2017/05/22

『草間彌生——わが永遠の魂』国立新美術館




 ミュシャ展の後に訪問。すでにかなりじっくりと鑑賞して若干疲れてしまったため、さらっと見ようということに。

 私自身がミュシャの方にやや冷笑的になってしまっていたのに対して、同行者はこちらの展示になかなか入り込めなかったようだった。知ってはいるつもりでもどんなふうに「やられて」しまうかわからないから、行く前には少しだけ身構えていたけれど、人を隣にしていたおかげで私も心をのめり込ませ過ぎることがなかった。ニキ・ド・サンファル展の時のように、心の泥濘の中へ沈み込んでしまうことも。良くも悪くも…というところか。無事に健全に生還はしたものの、そのぶんじっくりと作品に対峙することもしなかった。
 見慣れたシリーズの作品たちが中心であったから特に「これ!」というのはなかったし、何か大きな感慨を得たわけでもないが、中央の広大な展示空間はやはり圧巻。天井も高くて、久しぶりに美術館という場を存分に満喫したような気もする。
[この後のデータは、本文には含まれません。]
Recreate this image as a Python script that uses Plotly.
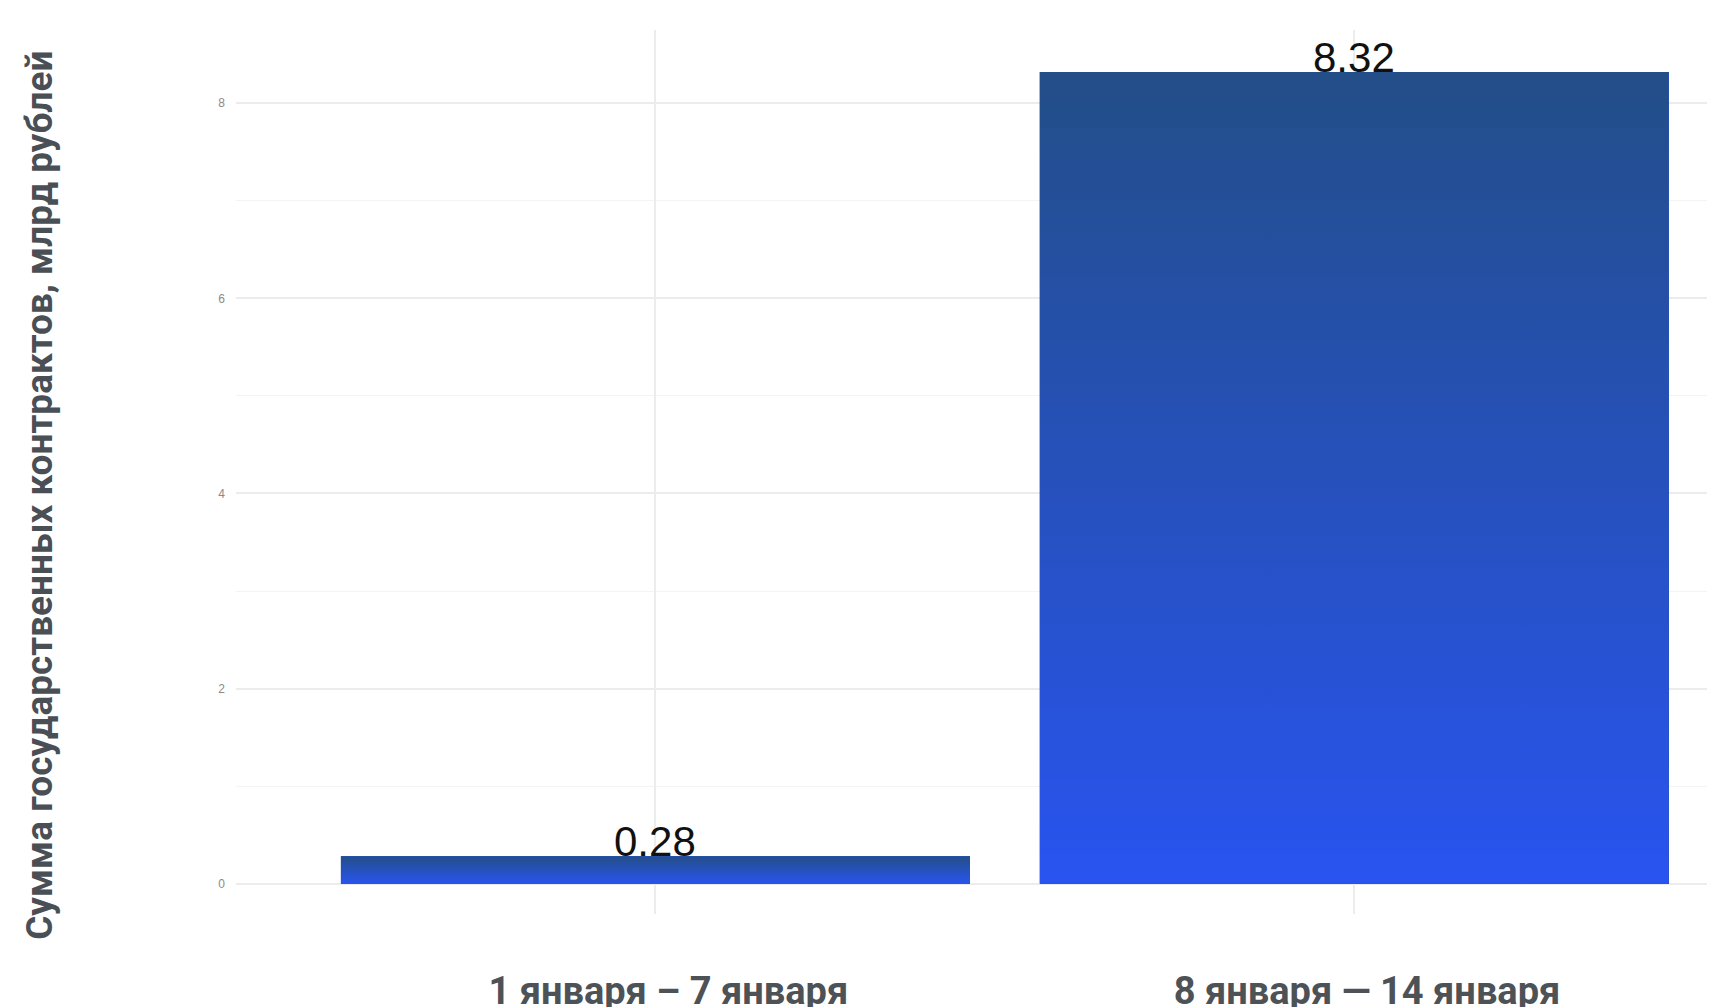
import plotly.graph_objects as go

categories = ["1 января – 7 января", "8 января — 14 января"]
values = [0.28, 8.32]
value_labels = ["0.28", "8.32"]
y_tick_values = [0, 2, 4, 6, 8]
y_title = "Сумма государственных контрактов, млрд рублей"

BAR_WIDTH = 0.9
COLOR_BOTTOM = "#2954F0"
COLOR_TOP = "#234E88"

positions = list(range(len(categories)))

fig = go.Figure()

# base bars
fig.add_trace(go.Bar(
    x=positions, y=values, width=BAR_WIDTH,
    marker=dict(color="#2651BE", line=dict(width=0)),
    hoverinfo="x+y", showlegend=False,
))

# gradient overlays, one per bar, built from the same data
for pos, val in zip(positions, values):
    half = BAR_WIDTH / 2
    fig.add_trace(go.Scatter(
        x=[pos - half, pos + half, pos + half, pos - half, pos - half],
        y=[0, 0, val, val, 0],
        mode="lines", fill="toself",
        line=dict(width=0, color="rgba(0,0,0,0)"),
        fillgradient=dict(type="vertical",
                          colorscale=[[0, COLOR_BOTTOM], [1, COLOR_TOP]]),
        hoverinfo="skip", showlegend=False,
    ))

for pos, val, lab in zip(positions, values, value_labels):
    fig.add_annotation(
        x=pos, y=val, xref="x", yref="y", text=lab, showarrow=False,
        yanchor="bottom", yshift=-11,
        font=dict(family="Liberation Sans, Arial, sans-serif", size=42, color="#111111"),
    )

fig.add_annotation(
    x=0, y=0.473, xref="paper", yref="paper", xshift=-196,
    text=y_title, textangle=-90, showarrow=False,
    xanchor="center", yanchor="middle",
    font=dict(family="Roboto, Arial, sans-serif", size=37, color="#4a4f55", weight="bold"),
)

fig.update_layout(
    width=1715, height=1007,
    margin=dict(l=228, r=0, t=22, b=101, autoexpand=False),
    paper_bgcolor="white", plot_bgcolor="white",
    bargap=0,
)

fig.update_xaxes(
    range=[-0.6, 1.528],
    tickvals=positions, ticktext=categories,
    showgrid=True, gridcolor="#ECECEC", gridwidth=1.5,
    zeroline=False, showline=False, ticks="",
    ticklabelstandoff=51, ticklabelshift=13, automargin=False,
    tickfont=dict(family="Roboto, Arial, sans-serif", size=38, color="#4d5257", weight="bold"),
)

fig.update_yaxes(
    range=[-0.31, 8.75],
    tickvals=y_tick_values,
    showgrid=True, gridcolor="#ECECEC", gridwidth=1.5,
    minor=dict(dtick=1, showgrid=True, gridcolor="#F4F4F4", gridwidth=1),
    zeroline=False, showline=False, ticks="",
    ticklabelstandoff=10, automargin=False,
    tickfont=dict(family="Liberation Sans, Arial, sans-serif", size=12, color="#8a8a8a"),
)

fig.write_html("out.html")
 チケット売り場にも列、グッズのレジ待ち時間は40分。先日オープンしたGINZA SIXにも作品が飾られて話題になっているけれど、草間彌生がなぜこれほどまでに爆発的な人気を集めているのか。ファッションやアートをめぐるビジネスやら様々な要素が絡まり合っているのだろうが、それにしてもいまひとつ、腑に落ちないままである。鑑賞者たちも、グッズの列に並ぶ人たちも、皆、一体何を思ってあの蝟集した男性器たちを眺めているのだろう。
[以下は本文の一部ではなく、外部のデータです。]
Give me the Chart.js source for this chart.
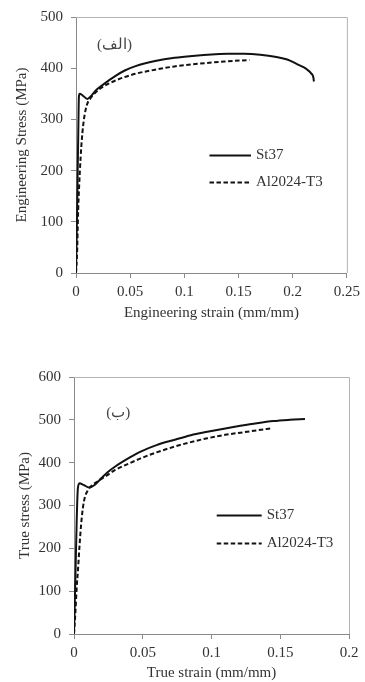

 同行者が私に伝えてくれた感想。草間彌生の表現する作品たちは、「観る者の心の奥底を映す鏡」であって、あれを通して見ているのは草間彌生の心の叫びではなく、ひとりひとりの心の奥底の自分自身の心の声を映像化して見ている不思議な現象だ、と。初めて聞いたけれど、とても面白い見方だと思う。水玉や網目模様は単純な形の際限なき反復で、単純だからこそそこに投影されるのが自分の心の中身。私は草間の作品を見て、そのように感じることはなかったのだけど、なるほど言われてみれば。